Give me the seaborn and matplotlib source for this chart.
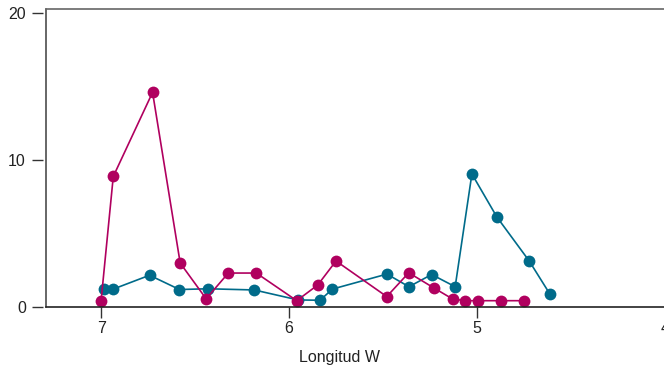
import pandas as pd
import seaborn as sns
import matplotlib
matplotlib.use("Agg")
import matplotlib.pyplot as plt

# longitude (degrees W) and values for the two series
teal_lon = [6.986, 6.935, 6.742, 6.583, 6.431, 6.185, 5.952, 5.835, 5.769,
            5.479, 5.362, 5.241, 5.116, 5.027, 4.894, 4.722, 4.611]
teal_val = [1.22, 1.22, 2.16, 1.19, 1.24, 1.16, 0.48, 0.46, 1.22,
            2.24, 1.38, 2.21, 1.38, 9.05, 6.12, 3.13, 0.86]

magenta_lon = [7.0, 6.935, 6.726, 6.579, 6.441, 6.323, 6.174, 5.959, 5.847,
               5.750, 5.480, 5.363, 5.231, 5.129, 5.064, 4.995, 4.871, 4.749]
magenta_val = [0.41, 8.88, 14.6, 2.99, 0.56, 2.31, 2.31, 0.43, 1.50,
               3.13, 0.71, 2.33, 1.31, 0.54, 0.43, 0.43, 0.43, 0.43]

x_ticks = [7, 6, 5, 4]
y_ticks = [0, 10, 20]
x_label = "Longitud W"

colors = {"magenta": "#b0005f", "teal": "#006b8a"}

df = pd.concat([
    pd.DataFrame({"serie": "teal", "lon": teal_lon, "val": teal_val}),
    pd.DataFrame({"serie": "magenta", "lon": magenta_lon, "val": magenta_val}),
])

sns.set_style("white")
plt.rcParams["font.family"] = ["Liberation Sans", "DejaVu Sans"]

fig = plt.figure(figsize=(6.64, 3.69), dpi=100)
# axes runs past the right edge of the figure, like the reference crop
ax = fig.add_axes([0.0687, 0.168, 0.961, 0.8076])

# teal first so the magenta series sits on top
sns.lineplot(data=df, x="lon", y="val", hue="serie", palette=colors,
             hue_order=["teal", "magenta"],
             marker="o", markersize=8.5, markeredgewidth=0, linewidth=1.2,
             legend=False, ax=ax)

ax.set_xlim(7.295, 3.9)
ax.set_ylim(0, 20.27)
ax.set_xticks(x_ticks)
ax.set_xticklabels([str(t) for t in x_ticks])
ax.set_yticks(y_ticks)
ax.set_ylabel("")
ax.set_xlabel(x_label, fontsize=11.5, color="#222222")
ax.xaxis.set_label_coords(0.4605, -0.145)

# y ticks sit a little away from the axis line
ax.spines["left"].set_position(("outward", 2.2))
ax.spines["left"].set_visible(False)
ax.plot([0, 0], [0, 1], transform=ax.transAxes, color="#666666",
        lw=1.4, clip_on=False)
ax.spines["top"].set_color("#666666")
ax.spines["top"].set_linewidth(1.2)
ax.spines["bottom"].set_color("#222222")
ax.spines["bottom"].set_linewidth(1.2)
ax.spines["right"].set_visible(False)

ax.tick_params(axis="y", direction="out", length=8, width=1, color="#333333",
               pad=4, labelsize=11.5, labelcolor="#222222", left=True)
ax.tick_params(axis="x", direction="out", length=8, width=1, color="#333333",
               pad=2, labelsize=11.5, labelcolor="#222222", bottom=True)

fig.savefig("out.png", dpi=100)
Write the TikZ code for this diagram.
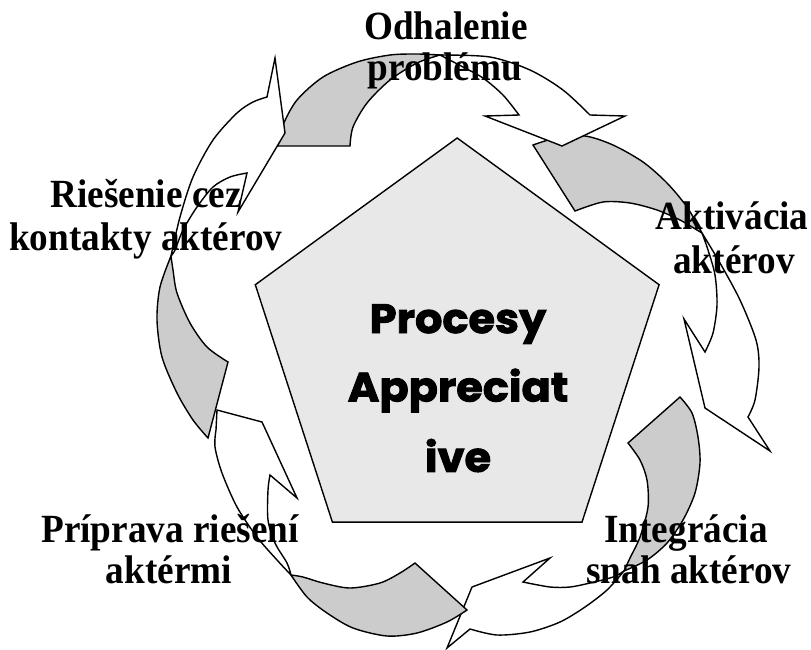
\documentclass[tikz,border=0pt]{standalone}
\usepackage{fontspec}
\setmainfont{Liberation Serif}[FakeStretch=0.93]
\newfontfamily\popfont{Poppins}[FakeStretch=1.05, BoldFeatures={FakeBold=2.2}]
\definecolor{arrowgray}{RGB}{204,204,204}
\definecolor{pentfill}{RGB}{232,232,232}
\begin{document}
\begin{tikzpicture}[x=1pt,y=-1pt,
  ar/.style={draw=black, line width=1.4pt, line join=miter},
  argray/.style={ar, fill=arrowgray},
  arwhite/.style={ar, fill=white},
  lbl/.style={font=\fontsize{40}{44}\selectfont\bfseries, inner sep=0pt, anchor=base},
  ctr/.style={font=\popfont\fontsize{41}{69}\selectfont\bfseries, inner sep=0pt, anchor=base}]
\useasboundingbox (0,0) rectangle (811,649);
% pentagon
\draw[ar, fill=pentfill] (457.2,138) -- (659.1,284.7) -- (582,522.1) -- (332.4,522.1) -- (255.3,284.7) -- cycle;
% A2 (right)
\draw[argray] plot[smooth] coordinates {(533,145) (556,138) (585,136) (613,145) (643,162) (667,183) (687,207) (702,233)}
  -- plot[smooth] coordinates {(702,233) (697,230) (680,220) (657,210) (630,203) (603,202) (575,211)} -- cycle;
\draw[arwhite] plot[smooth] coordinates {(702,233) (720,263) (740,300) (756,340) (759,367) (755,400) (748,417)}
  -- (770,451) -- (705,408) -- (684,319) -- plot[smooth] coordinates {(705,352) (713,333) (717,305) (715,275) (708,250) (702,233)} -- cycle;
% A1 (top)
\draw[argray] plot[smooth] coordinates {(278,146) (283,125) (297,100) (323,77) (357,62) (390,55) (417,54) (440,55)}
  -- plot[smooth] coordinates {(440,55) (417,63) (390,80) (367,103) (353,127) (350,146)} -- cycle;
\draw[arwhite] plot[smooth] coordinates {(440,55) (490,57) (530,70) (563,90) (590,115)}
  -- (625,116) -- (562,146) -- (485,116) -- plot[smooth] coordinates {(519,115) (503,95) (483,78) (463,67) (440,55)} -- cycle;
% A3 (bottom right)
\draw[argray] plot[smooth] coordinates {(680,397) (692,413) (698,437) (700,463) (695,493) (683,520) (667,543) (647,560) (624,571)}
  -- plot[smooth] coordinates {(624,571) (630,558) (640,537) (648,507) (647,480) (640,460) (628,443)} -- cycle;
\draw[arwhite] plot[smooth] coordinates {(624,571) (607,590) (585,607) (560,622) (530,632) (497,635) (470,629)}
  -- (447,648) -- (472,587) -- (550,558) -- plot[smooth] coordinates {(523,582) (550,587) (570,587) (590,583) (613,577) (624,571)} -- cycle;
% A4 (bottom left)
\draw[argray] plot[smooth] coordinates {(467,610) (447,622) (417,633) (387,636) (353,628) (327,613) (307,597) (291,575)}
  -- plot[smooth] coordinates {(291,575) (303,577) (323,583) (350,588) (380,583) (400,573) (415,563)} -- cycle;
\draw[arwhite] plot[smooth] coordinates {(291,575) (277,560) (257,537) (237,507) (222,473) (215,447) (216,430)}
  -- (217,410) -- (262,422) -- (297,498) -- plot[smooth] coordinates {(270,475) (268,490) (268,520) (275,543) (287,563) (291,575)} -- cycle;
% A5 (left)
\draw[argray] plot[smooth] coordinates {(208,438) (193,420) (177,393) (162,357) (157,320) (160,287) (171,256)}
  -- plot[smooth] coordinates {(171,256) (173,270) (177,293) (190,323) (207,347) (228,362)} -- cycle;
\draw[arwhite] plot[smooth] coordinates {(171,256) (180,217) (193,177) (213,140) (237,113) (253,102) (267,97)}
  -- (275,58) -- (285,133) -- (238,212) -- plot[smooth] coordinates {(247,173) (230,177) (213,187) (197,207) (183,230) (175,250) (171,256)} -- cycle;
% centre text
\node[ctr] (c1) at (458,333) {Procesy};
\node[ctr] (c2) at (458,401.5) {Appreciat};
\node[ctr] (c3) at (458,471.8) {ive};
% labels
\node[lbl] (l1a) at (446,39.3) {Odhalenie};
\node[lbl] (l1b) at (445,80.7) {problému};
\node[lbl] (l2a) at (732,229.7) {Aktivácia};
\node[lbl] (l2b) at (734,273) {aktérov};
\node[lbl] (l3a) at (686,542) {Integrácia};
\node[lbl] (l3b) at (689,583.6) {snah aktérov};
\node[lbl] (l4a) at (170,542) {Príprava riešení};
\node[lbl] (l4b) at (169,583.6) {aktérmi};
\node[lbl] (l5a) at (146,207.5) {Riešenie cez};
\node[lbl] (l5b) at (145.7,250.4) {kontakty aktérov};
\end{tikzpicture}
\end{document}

[Instruction] Report back each line of the entries that holds the string "seaborn".

[Task result]
Give me the seaborn and matplotlib source for this chart.
import seaborn as sns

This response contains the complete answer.